Welcome back! It is a new semester. Last semester’s new freshmen are now well on their way to being seasoned Temple students, seniors are contemplating life after Temple, and everyone in between is living out their own unique Temple experience.
I am now a weekly columnist. That means that I will have to come up with twice as many topics, but that should not be a problem. Between the aftermath of 9/11 and the revenge-war against terrorism to progress and retrogress in achieving and maintaining human rights, around Temple and beyond, it should be an exciting semester.

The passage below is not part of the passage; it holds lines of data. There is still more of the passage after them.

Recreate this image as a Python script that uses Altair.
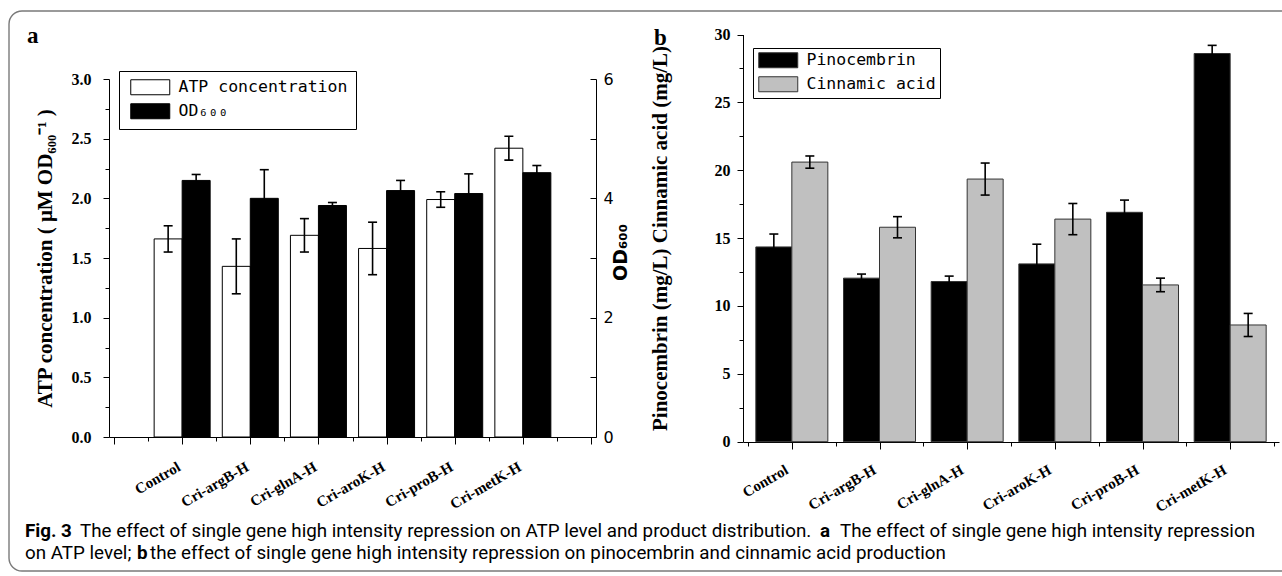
import json
import altair as alt
import pandas as pd

# ---------------- data ----------------
categories = ["Control", "Cri-argB-H", "Cri-glnA-H", "Cri-aroK-H", "Cri-proB-H", "Cri-metK-H"]

atp = [1.66, 1.43, 1.69, 1.58, 1.99, 2.42]
atp_err = [0.11, 0.23, 0.14, 0.22, 0.065, 0.10]
od600 = [4.30, 4.00, 3.88, 4.13, 4.08, 4.43]
od600_err = [0.10, 0.48, 0.05, 0.17, 0.33, 0.12]

pinocembrin = [14.35, 12.05, 11.8, 13.1, 16.9, 28.6]
pinocembrin_err = [0.95, 0.30, 0.40, 1.45, 0.90, 0.60]
cinnamic = [20.6, 15.8, 19.35, 16.4, 11.55, 8.6]
cinnamic_err = [0.45, 0.78, 1.18, 1.15, 0.50, 0.85]

series_a = ["ATP concentration", "OD₆₀₀"]
series_b = ["Pinocembrin", "Cinnamic acid"]

atp_ticks = [i * 0.25 for i in range(13)]
od_ticks = list(range(0, 7))
b_ticks = [i * 2.5 for i in range(13)]
xa_ticks = [i * 0.5 for i in range(15)]
xb_ticks = [0.5 + i * 0.5 for i in range(13)]


def frame(values, errs, name):
    return pd.DataFrame({
        "pos": list(range(1, len(categories) + 1)),
        "category": categories,
        "value": values,
        "lo": [v - e for v, e in zip(values, errs)],
        "hi": [v + e for v, e in zip(values, errs)],
        "series": [name] * len(categories),
    })


df_atp = frame(atp, atp_err, series_a[0])
df_od = frame(od600, od600_err, series_a[1])
df_pino = frame(pinocembrin, pinocembrin_err, series_b[0])
df_cinn = frame(cinnamic, cinnamic_err, series_b[1])

SERIF = "Liberation Serif"
MONO = "DejaVu Sans Mono"
SANS = "DejaVu Sans"
CAP = "Roboto"

cat_expr = json.dumps(categories)
x_label_expr = ("(datum.value % 1 == 0 && datum.value >= 1 && datum.value <= " + str(len(categories))
                + ") ? " + cat_expr + "[datum.value - 1] : ''")


def x_axis(values, offset, pad, shift):
    return alt.Axis(values=values, labelExpr=x_label_expr, orient="bottom", offset=offset,
                    title=None, grid=False, domainColor="black", tickColor="black",
                    tickSize={"condition": {"test": "datum.value % 1 == 0", "value": 7}, "value": 4},
                    labelAngle=330, labelAlign="right", labelBaseline="top",
                    labelPadding=pad, labelOffset=shift,
                    labelFont=SERIF, labelFontSize=15, labelFontWeight="bold",
                    labelColor="black", labelOverlap=False, labelFlush=False, labelLimit=300)


xa_scale = alt.Scale(domain=[0, 7], range=[109, 596], nice=False, zero=False)
xb_scale = alt.Scale(domain=[0.5, 6.5], range=[743, 1279], nice=False, zero=False)

fill_a = alt.Fill("series:N", scale=alt.Scale(domain=series_a, range=["white", "black"]),
                  legend=alt.Legend(orient="none", legendX=119, legendY=71, title=None,
                                    strokeColor="black", fillColor="white", padding=8,
                                    symbolType="M-2.6,-1H2.6V1H-2.6Z", symbolSize=225,
                                    symbolStrokeColor="black", symbolStrokeWidth=1,
                                    symbolOffset=15, labelOffset=20, rowPadding=4, labelLimit=400,
                                    labelFont=MONO, labelFontSize=16.5, labelColor="black"))
fill_b = alt.Fill("series:N", scale=alt.Scale(domain=series_b, range=["black", "#c0c0c0"]),
                  legend=alt.Legend(orient="none", legendX=753, legendY=48, title=None,
                                    strokeColor="black", fillColor="white", padding=4,
                                    symbolType="M-2.6,-1H2.6V1H-2.6Z", symbolSize=225,
                                    symbolStrokeColor="#333333", symbolStrokeWidth=1,
                                    symbolOffset=13, labelOffset=20, rowPadding=4, labelLimit=400,
                                    labelFont=MONO, labelFontSize=16.5, labelColor="black"))


def series_layer(df, x_enc, y_enc, fill_enc, width, shift, stroke):
    base = alt.Chart(df)
    bars = base.mark_bar(orient="vertical", width=width, xOffset=shift, stroke=stroke,
                         strokeWidth=1, opacity=1).encode(x=x_enc, y=y_enc, fill=fill_enc)
    rule = base.mark_rule(xOffset=shift, color="black", strokeWidth=1.6).encode(
        x=x_enc, y=alt.Y("lo:Q"), y2="hi:Q")
    cap_lo = base.mark_tick(orient="horizontal", size=9, thickness=1.6, xOffset=shift,
                            color="black", opacity=1).encode(x=x_enc, y=alt.Y("lo:Q"))
    cap_hi = base.mark_tick(orient="horizontal", size=9, thickness=1.6, xOffset=shift,
                            color="black", opacity=1).encode(x=x_enc, y=alt.Y("hi:Q"))
    return alt.layer(bars, rule, cap_lo, cap_hi)


# ---- panel a ----
xa = alt.X("pos:Q", scale=xa_scale, axis=x_axis(xa_ticks, -139, 15, -7))
y_atp = alt.Y("value:Q", scale=alt.Scale(domain=[0, 3], range=[437, 79], nice=False),
              axis=alt.Axis(values=atp_ticks, orient="left", offset=-109, grid=False,
                            labelExpr="datum.value % 0.5 == 0 ? format(datum.value, '.1f') : ''",
                            tickSize={"condition": {"test": "datum.value % 0.5 == 0", "value": 6}, "value": 4},
                            labelPadding=12, labelFont=SERIF, labelFontSize=16, labelFontWeight="bold",
                            labelColor="black", domainColor="black", tickColor="black",
                            labelOverlap=False, labelFlush=False,
                            title="ATP concentration ( μM OD₆₀₀⁻¹ )", titleFont=SERIF,
                            titleFontSize=21, titleFontWeight="bold", titleColor="black",
                            titleAngle=270, titleX=-64, titleY=258, titleAlign="center",
                            titleBaseline="middle"))
y_od = alt.Y("value:Q", scale=alt.Scale(domain=[0, 6], range=[437, 79], nice=False),
             axis=alt.Axis(values=od_ticks, orient="right", offset=-686, grid=False,
                           labelExpr="datum.value % 2 == 0 ? format(datum.value, 'd') : ''",
                           tickSize={"expr": "-6"}, labelPadding=13,
                           labelFont=SANS, labelFontSize=16, labelColor="black",
                           domainColor="black", tickColor="black",
                           labelOverlap=False, labelFlush=False,
                           title="OD₆₀₀", titleFont=SANS, titleFontSize=19, titleFontWeight="bold",
                           titleColor="black", titleAngle=270, titleX=24, titleY=252,
                           titleAlign="center", titleBaseline="middle"))

panel_a = alt.layer(
    series_layer(df_atp, xa, y_atp, fill_a, 28, -14, "black"),
    series_layer(df_od, xa, y_od, fill_a, 28, 14, "black"),
).resolve_scale(y="independent")

# ---- panel b ----
xb = alt.X("pos:Q", scale=xb_scale, axis=x_axis(xb_ticks, -134, 13, -9))
y_b = alt.Y("value:Q", scale=alt.Scale(domain=[0, 30], range=[441.7, 34.5], nice=False),
            axis=alt.Axis(values=b_ticks, orient="left", offset=-743, grid=False,
                          labelExpr="datum.value % 5 == 0 ? format(datum.value, 'd') : ''",
                          tickSize={"condition": {"test": "datum.value % 5 == 0", "value": 6}, "value": 4},
                          labelPadding=7, labelFont=SERIF, labelFontSize=16, labelFontWeight="bold",
                          labelColor="black", domainColor="black", tickColor="black",
                          labelOverlap=False, labelFlush=False,
                          title="Pinocembrin (mg/L) Cinnamic acid (mg/L)", titleFont=SERIF,
                          titleFontSize=21, titleFontWeight="bold", titleColor="black",
                          titleAngle=270, titleX=-83, titleY=238, titleAlign="center",
                          titleBaseline="middle"))

panel_b = alt.layer(
    series_layer(df_pino, xb, y_b, fill_b, 36, -18, "#333333"),
    series_layer(df_cinn, xb, y_b, fill_b, 36, 18, "#333333"),
)

# ---- frame, panel letters and caption ----
one = pd.DataFrame({"k": [0]})

border = alt.Chart(one).mark_rect(fill="white", fillOpacity=0, stroke="#7a7a7a", strokeWidth=1.4,
                                  cornerRadius=13).encode(
    x=alt.value(9), x2=alt.value(1320), y=alt.value(11), y2=alt.value(571))


def note(text, x, y, size, weight="normal", font=SERIF):
    return alt.Chart(one).mark_text(text=text, align="left", baseline="middle", font=font,
                                    fontSize=size, fontWeight=weight,
                                    color="black").encode(x=alt.value(x), y=alt.value(y))


CS = 18.8
notes = [
    note("a", 27, 36, 23, "bold"),
    note("b", 654, 38, 23, "bold"),
    note("Fig. 3", 25, 531, CS, "bold", CAP),
    note("The effect of single gene high intensity repression on ATP level and product distribution.",
         80, 531, CS, "normal", CAP),
    note("a", 820, 531, CS, "bold", CAP),
    note("The effect of single gene high intensity repression", 840, 531, CS, "normal", CAP),
    note("on ATP level;", 25, 553, CS, "normal", CAP),
    note("b", 137, 553, CS, "bold", CAP),
    note("the effect of single gene high intensity repression on pinocembrin and cinnamic acid production",
         150, 553, CS, "normal", CAP),
]

chart = alt.layer(border, panel_a, panel_b, *notes).resolve_scale(
    x="independent", y="independent", fill="independent"
).properties(
    width=1282, height=576, autosize=alt.AutoSizeParams(type="none"), padding=0,
    background="white"
).configure_view(strokeWidth=0)

chart.save("out.html", embed_options={"renderer": "svg", "actions": False})
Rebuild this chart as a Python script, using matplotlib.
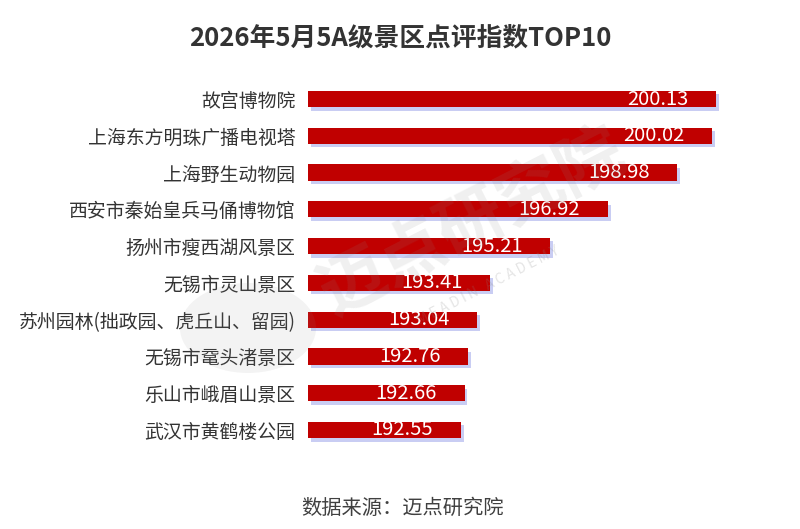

If you happen to be tired of my commentary, you can rejoice in the fact that this is my last semester. Yes, I am part of the May 2002 graduating class, and right now I am brimming with enthusiasm for this new semester.
After being out of print for the month of winter break, I have a few things that I feel need to be said in brief.
The anniversary of Roe v. Wade just passed on Jan. 22. The 1973 Supreme Court decision made it legal for doctors to perform the established and sometimes necessary procedure of aborting a pregnancy.
While many people object to abortion based on their religious or moral beliefs, abortion is a medical procedure best performed by qualified doctors. If Roe v. Wade is overturned by a new panel of Supreme Court judges, women would be forced to seek dangerous black market abortions and suffer the social stigmas of the pre-Roe v. Wade era. Rather than enforcing personal beliefs by banning abortions and performing a disservice to the people of this country, we should allow women to continue to decide for themselves, individually, if abortion is an acceptable option.
There is, of course, a lot more to be said about abortion, but I have a few other items to address this week.
Recent debates around Philadelphia’s public schools have been on gay-straight alliance clubs and the practice of handing out condoms to high school students. Young adults in high school should not be having sex, but some of them do. It is better to promote safety by handing out condoms than it is to simply allow recklessness.
Gay-straight alliances are an important part of diversity training for youths. These clubs help ease the traumas of growing up gay in a straight world, and help all students appreciate human diversity.
Finally, the e-book, or electronic book, revolution that was promised a year ago has not come about yet, but e-books are still an emerging technology and may be a viable option for Temple students. Anyone who has a Palm Pilot or a personal computer may want to check the online bookstores for digital versions of their textbooks. While copying is not always allowed, e-books do offer the ability to search a text quickly and have built-in dictionaries.